┏━━
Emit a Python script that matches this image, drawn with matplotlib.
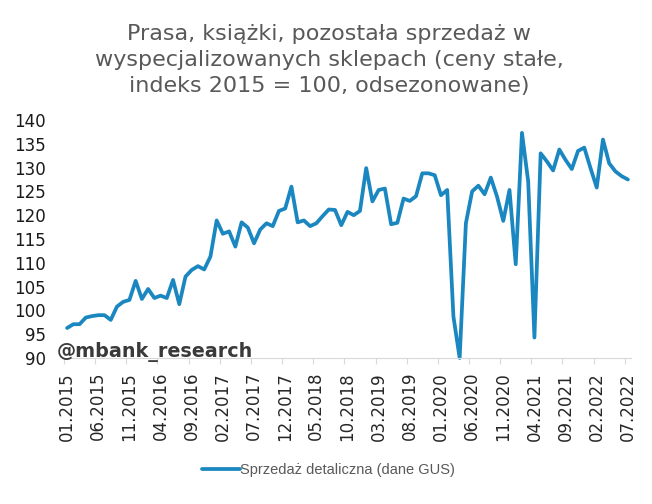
import matplotlib
matplotlib.use("Agg")
import matplotlib.pyplot as plt
import numpy as np

plt.rcParams["font.family"] = ["DejaVu Sans"]

values = [96.3, 97.1, 97.1, 98.5, 98.8, 99.0, 99.0, 98.0, 100.8, 101.8,
          102.2, 106.2, 102.4, 104.5, 102.6, 103.1, 102.6, 106.4, 101.3, 107.1,
          108.5, 109.3, 108.6, 111.3, 118.9, 116.1, 116.6, 113.4, 118.5, 117.4,
          114.1, 117.0, 118.3, 117.7, 120.9, 121.4, 126.0, 118.5, 118.9, 117.7,
          118.3, 119.8, 121.2, 121.1, 117.9, 120.7, 120.0, 120.9, 129.9, 122.9,
          125.3, 125.6, 118.1, 118.4, 123.5, 123.0, 124.0, 128.8, 128.8, 128.4,
          124.2, 125.3, 98.7, 90.0, 118.3, 125.0, 126.2, 124.4, 127.9, 123.9,
          118.8, 125.3, 109.7, 137.3, 127.1, 94.3, 133.0, 131.3, 129.4, 133.8,
          131.6, 129.7, 133.5, 134.2, 129.9, 125.8, 135.9, 130.9, 129.2, 128.2,
          127.5]
labels = [f"{(i % 12) + 1:02d}.{2015 + i // 12}" for i in range(len(values))]
yticks = [90, 95, 100, 105, 110, 115, 120, 125, 130, 135, 140]

title = "Prasa, książki, pozostała sprzedaż w\nwyspecjalizowanych sklepach (ceny stałe,\nindeks 2015 = 100, odsezonowane)"
series_name = "Sprzedaż detaliczna (dane GUS)"

W, H = 652, 504
fig = plt.figure(figsize=(W / 100, H / 100), dpi=100)
x0, x1, ytop, ybot = 64, 631, 120, 358
ax = fig.add_axes([x0 / W, 1 - ybot / H, (x1 - x0) / W, (ybot - ytop) / H])

x = np.arange(len(values))
line, = ax.plot(x, values, color="#1B87C0", lw=2.7, solid_joinstyle="round",
                solid_capstyle="round", clip_on=False, label=series_name)

ax.set_xlim(-0.5, len(values) - 0.5)
ax.set_ylim(90, 140)
ax.set_yticks(yticks)
ax.set_yticklabels([str(v) for v in yticks], fontsize=12, color="#1a1a1a")

ax.set_xticks(x[::5])
ax.set_xticklabels(labels[::5], rotation=90, fontsize=12, color="#262626")
ax.set_xticks(np.arange(-0.5, len(values), 5), minor=True)
ax.tick_params(axis="x", which="major", length=0, pad=10)
ax.tick_params(axis="x", which="minor", length=4, color="#d9d9d9", width=0.8)
ax.tick_params(axis="y", length=0, pad=13)

for s in ["top", "right", "left"]:
    ax.spines[s].set_visible(False)
ax.spines["bottom"].set_color("#d9d9d9")
ax.spines["bottom"].set_linewidth(0.8)

fig.text(329 / W, 1 - 60 / H, title, ha="center", va="center", fontsize=16,
         color="#595959", linespacing=1.36)

fig.text(57 / W, 1 - 352 / H, "@mbank_research", ha="left", va="center",
         fontsize=13.8, fontweight="bold", color="#3a3a3a")

leg = fig.legend(handles=[line], loc="center", bbox_to_anchor=(328 / W, 1 - 470 / H),
                 frameon=False, handlelength=2.6, handletextpad=0.0,
                 prop={"family": ["Liberation Sans Narrow", "Liberation Sans"], "size": 10.5})
for t in leg.get_texts():
    t.set_color("#595959")

fig.savefig("out.png", dpi=100)
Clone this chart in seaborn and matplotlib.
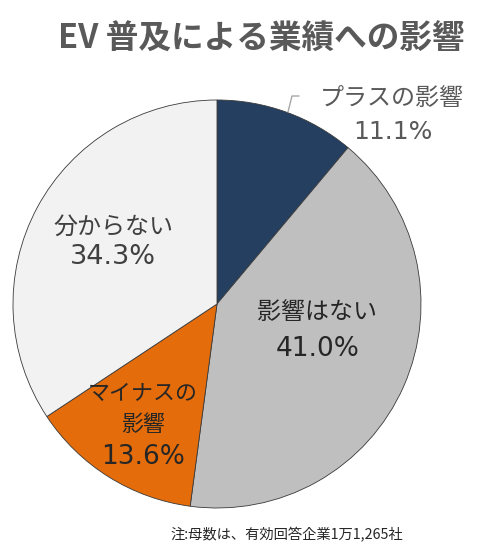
import matplotlib
matplotlib.use("Agg")
import matplotlib.pyplot as plt
import seaborn as sns

categories = ["プラスの影響", "影響はない", "マイナスの影響", "分からない"]
values = [11.1, 41.0, 13.6, 34.3]
colors = ["#243F60", "#BFBFBF", "#E46C0A", "#F2F2F2"]

sns.set_theme(style="white")
plt.rcParams["font.family"] = ["Noto Sans CJK JP", "DejaVu Sans"]

fig = plt.figure(figsize=(4.91, 5.6), dpi=100)
fig.patch.set_facecolor("white")
cx, cy, r = 217, 304, 204
W, H = 491, 560
ax = fig.add_axes([(cx - r) / W, (H - cy - r) / H, 2 * r / W, 2 * r / H])
ax.pie(values, colors=colors, startangle=90, counterclock=False, radius=1,
       wedgeprops=dict(edgecolor="#3A3A3A", linewidth=0.6))
ax.set_xlim(-1, 1)
ax.set_ylim(-1, 1)
ax.set_aspect("equal")
ax.axis("off")

def d(px, py):
    return (px - cx) / r, (cy - py) / r

def lab(px, py, s, size, color, fam=None):
    x, y = d(px, py)
    kw = {}
    if fam:
        kw["family"] = fam
    ax.text(x, y, s, ha="center", va="center", fontsize=size, color=color,
            clip_on=False, **kw)

num = ["DejaVu Sans"]
lab(392, 98, categories[0], 17.3, "#595959")
lab(393, 132, f"{values[0]:.1f}%", 18, "#595959", num)
lab(113, 227, categories[3], 17.3, "#404040")
lab(113, 257, f"{values[3]:.1f}%", 19.5, "#404040", num)
lab(317, 312, categories[1], 17.3, "#262626")
lab(318, 349, f"{values[1]:.1f}%", 19, "#262626", num)
lab(143, 394, "マイナスの", 15.8, "#262626")
lab(143, 425, "影響", 15.8, "#262626")
lab(143, 457, f"{values[2]:.1f}%", 19, "#262626", num)

# leader line
xs, ys = zip(d(288, 112), d(292, 96), d(299, 96))
ax.plot(xs, ys, color="#A6A6A6", lw=1, clip_on=False)

fig.text(261 / W, 1 - 39 / H, "EV 普及による業績への影響", ha="center", va="center",
         fontsize=23.5, fontweight="bold", color="#595959")
fig.text(287 / W, 1 - 535 / H, "注:母数は、有効回答企業1万1,265社", ha="center", va="center",
         fontsize=10.3, color="#262626")

fig.savefig("out.png", dpi=100, facecolor="white")
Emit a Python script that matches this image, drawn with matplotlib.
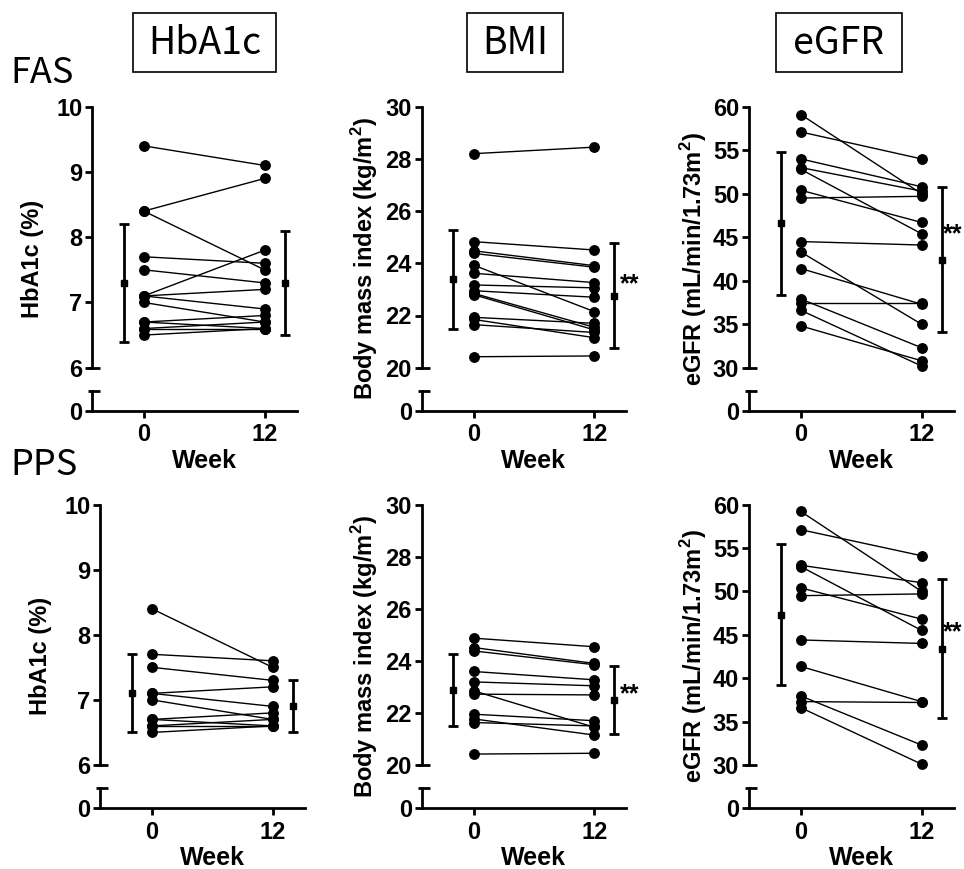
import matplotlib.pyplot as plt
from matplotlib.patches import Rectangle

plt.rcParams['font.family'] = ['Liberation Sans', 'DejaVu Sans']
plt.rcParams['font.weight'] = 'bold'
plt.rcParams['mathtext.fontset'] = 'custom'
plt.rcParams['mathtext.rm'] = 'Liberation Sans'
plt.rcParams['mathtext.bf'] = 'Liberation Sans:bold'

# ---- data ----
weeks = [0, 12]
bar_x = [-2, 14]          # where the mean +- SD bars sit

fas_hba1c_w0 = [9.4, 8.4, 8.4, 7.7, 7.5, 7.1, 7.1, 7.1, 7.0, 6.7, 6.7, 6.6, 6.6, 6.5]
fas_hba1c_w12 = [9.1, 8.9, 7.5, 7.6, 7.3, 7.8, 7.2, 6.9, 6.7, 6.8, 6.6, 6.6, 6.7, 6.6]
fas_hba1c_mean = [7.3, 7.3]
fas_hba1c_sd = [0.9, 0.8]

fas_bmi_w0 = [28.2, 24.83, 24.48, 24.38, 23.93, 23.62, 23.17, 22.95, 22.85, 22.8, 21.93, 21.85, 21.65, 20.42]
fas_bmi_w12 = [28.45, 24.51, 23.91, 23.85, 22.15, 23.26, 23.06, 22.7, 21.55, 21.45, 21.7, 21.15, 21.35, 20.45]
fas_bmi_mean = [23.38, 22.76]
fas_bmi_sd = [1.9, 2.0]

fas_egfr_w0 = [59.1, 57.1, 54.0, 53.0, 52.8, 50.4, 49.5, 44.5, 43.3, 41.4, 37.9, 37.4, 36.6, 34.8]
fas_egfr_w12 = [50.0, 54.0, 50.8, 50.3, 45.4, 46.7, 49.7, 44.1, 35.0, 37.3, 32.3, 37.4, 30.2, 30.8]
fas_egfr_mean = [46.6, 42.4]
fas_egfr_sd = [8.2, 8.35]

pps_hba1c_w0 = [8.4, 7.7, 7.5, 7.1, 7.1, 7.0, 6.7, 6.7, 6.6, 6.6, 6.5]
pps_hba1c_w12 = [7.5, 7.6, 7.3, 7.2, 6.9, 6.7, 6.8, 6.6, 6.6, 6.7, 6.6]
pps_hba1c_mean = [7.1, 6.9]
pps_hba1c_sd = [0.6, 0.4]

pps_bmi_w0 = [24.87, 24.51, 24.38, 23.59, 23.19, 22.85, 22.72, 21.95, 21.77, 21.63, 20.42]
pps_bmi_w12 = [24.54, 23.9, 23.85, 23.27, 23.04, 21.45, 22.69, 21.7, 21.15, 21.5, 20.45]
pps_bmi_mean = [22.88, 22.49]
pps_bmi_sd = [1.4, 1.3]

pps_egfr_w0 = [59.2, 57.1, 53.0, 52.85, 50.4, 49.5, 44.4, 41.35, 37.95, 37.3, 36.6]
pps_egfr_w12 = [50.0, 54.1, 51.0, 45.5, 46.8, 49.7, 44.0, 37.3, 32.3, 37.2, 30.1]
pps_egfr_mean = [47.3, 43.4]
pps_egfr_sd = [8.1, 8.0]

hba1c_ticks = [6, 7, 8, 9, 10]
bmi_ticks = [20, 22, 24, 26, 28, 30]
egfr_ticks = [30, 35, 40, 45, 50, 55, 60]

W, H = 964, 869
XLIM = (-5.15, 15.2)
PX_PER_UNIT = 10.06

fig = plt.figure(figsize=(W / 100, H / 100), dpi=100)


def fx(px):
    return px / W


def fy(py):
    return 1 - py / H


def draw_panel(spine_x, top, bot, brk, zero, yticks, w0, w12, means, sds,
               ylabel, label_x, stars=None):
    width = (XLIM[1] - XLIM[0]) * PX_PER_UNIT / W
    ax = fig.add_axes([fx(spine_x), fy(bot), width, (bot - top) / H])
    ax0 = fig.add_axes([fx(spine_x), fy(zero), width, (zero - brk) / H])

    for a in (ax, ax0):
        a.set_xlim(XLIM)
        a.spines['top'].set_visible(False)
        a.spines['right'].set_visible(False)
        a.spines['left'].set_linewidth(2)
        a.spines['bottom'].set_linewidth(2)
        a.tick_params(width=2, length=5, labelsize=17, pad=2)
        a.patch.set_visible(False)

    ax.set_ylim(yticks[0], yticks[-1])
    ax.set_yticks(yticks)
    ax.spines['bottom'].set_visible(False)
    ax.set_xticks([])

    ax0.set_ylim(0, 1)
    ax0.set_yticks([0])
    ax0.set_xticks(weeks)
    ax0.tick_params(axis='x', pad=4)

    # caps at the axis break
    cap = [XLIM[0] - 0.35, XLIM[0] + 0.8]
    ax.plot(cap, [yticks[0], yticks[0]], color='black', lw=2, clip_on=False,
            solid_capstyle='butt')
    ax0.plot(cap, [1, 1], color='black', lw=2, clip_on=False,
             solid_capstyle='butt')

    for a, b in zip(w0, w12):
        ax.plot(weeks, [a, b], color='black', lw=1.0, marker='o', ms=6.8,
                clip_on=False, zorder=3)

    ax.errorbar(bar_x, means, yerr=sds, fmt='s', ms=4.8, color='black',
                elinewidth=2, capsize=3.6, capthick=2, clip_on=False)

    fig.text(fx(label_x), fy((top + zero) / 2), ylabel, rotation=90,
             ha='center', va='center', fontsize=17, fontweight='bold')
    mid = spine_x + (0 - XLIM[0]) * PX_PER_UNIT + 6 * PX_PER_UNIT
    fig.text(fx(mid), fy(zero + 57), 'Week', ha='center', va='baseline',
             fontsize=18, fontweight='bold')
    if stars:
        fig.text(fx(stars[0]), fy(stars[1] + 14), '**', ha='left',
                 va='baseline', fontsize=18, fontweight='bold')


hba1c_label = 'HbA1c (%)'
bmi_label = r'Body mass index (kg/m$^\mathbf{2}$)'
egfr_label = r'eGFR (mL/min/1.73m$^\mathbf{2}$)'

# FAS row
draw_panel(92, 106.7, 367.7, 391, 410.7, hba1c_ticks, fas_hba1c_w0,
           fas_hba1c_w12, fas_hba1c_mean, fas_hba1c_sd, hba1c_label, 33)
draw_panel(421.7, 106.7, 367.7, 391, 410.7, bmi_ticks, fas_bmi_w0,
           fas_bmi_w12, fas_bmi_mean, fas_bmi_sd, bmi_label, 365,
           stars=(620, 277))
draw_panel(749, 106.7, 367.7, 391, 410.7, egfr_ticks, fas_egfr_w0,
           fas_egfr_w12, fas_egfr_mean, fas_egfr_sd, egfr_label, 694,
           stars=(943, 227))

# PPS row
draw_panel(100, 504.5, 765, 788.3, 808.3, hba1c_ticks, pps_hba1c_w0,
           pps_hba1c_w12, pps_hba1c_mean, pps_hba1c_sd, hba1c_label, 41)
draw_panel(421.7, 504.5, 765, 788.3, 808.3, bmi_ticks, pps_bmi_w0,
           pps_bmi_w12, pps_bmi_mean, pps_bmi_sd, bmi_label, 365,
           stars=(620, 687))
draw_panel(749, 504.5, 765, 788.3, 808.3, egfr_ticks, pps_egfr_w0,
           pps_egfr_w12, pps_egfr_mean, pps_egfr_sd, egfr_label, 694,
           stars=(943, 625))

# column headers in boxes
header_font = ['Noto Sans CJK JP', 'DejaVu Sans']
headers = ['HbA1c', 'BMI', 'eGFR']
header_boxes = [(133, 276), (467, 563), (776, 902)]
for name, (x0, x1) in zip(headers, header_boxes):
    fig.patches.append(Rectangle((fx(x0), fy(72)), (x1 - x0) / W, 59 / H,
                                 transform=fig.transFigure, fill=False,
                                 lw=1.2, edgecolor='black'))
    fig.text(fx((x0 + x1) / 2), fy(43), name, ha='center', va='center',
             fontsize=27, fontweight='normal', family=header_font)

fig.text(fx(10), fy(73), 'FAS', ha='left', va='center', fontsize=26,
         fontweight='normal', family=header_font)
fig.text(fx(10), fy(465), 'PPS', ha='left', va='center', fontsize=26,
         fontweight='normal', family=header_font)

fig.savefig('out.png', dpi=100)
┗━━
→ **Stated goal**
Above are the records; copy exactly the lines from the one with "Clone this chart in seaborn and matplotlib." through the one with "return (px - cx) / r, (cy - py) / r", including both, and nothing more. Leave out pictures.

→ **Full output**
Clone this chart in seaborn and matplotlib.
import matplotlib
matplotlib.use("Agg")
import matplotlib.pyplot as plt
import seaborn as sns

categories = ["プラスの影響", "影響はない", "マイナスの影響", "分からない"]
values = [11.1, 41.0, 13.6, 34.3]
colors = ["#243F60", "#BFBFBF", "#E46C0A", "#F2F2F2"]

sns.set_theme(style="white")
plt.rcParams["font.family"] = ["Noto Sans CJK JP", "DejaVu Sans"]

fig = plt.figure(figsize=(4.91, 5.6), dpi=100)
fig.patch.set_facecolor("white")
cx, cy, r = 217, 304, 204
W, H = 491, 560
ax = fig.add_axes([(cx - r) / W, (H - cy - r) / H, 2 * r / W, 2 * r / H])
ax.pie(values, colors=colors, startangle=90, counterclock=False, radius=1,
       wedgeprops=dict(edgecolor="#3A3A3A", linewidth=0.6))
ax.set_xlim(-1, 1)
ax.set_ylim(-1, 1)
ax.set_aspect("equal")
ax.axis("off")

def d(px, py):
    return (px - cx) / r, (cy - py) / r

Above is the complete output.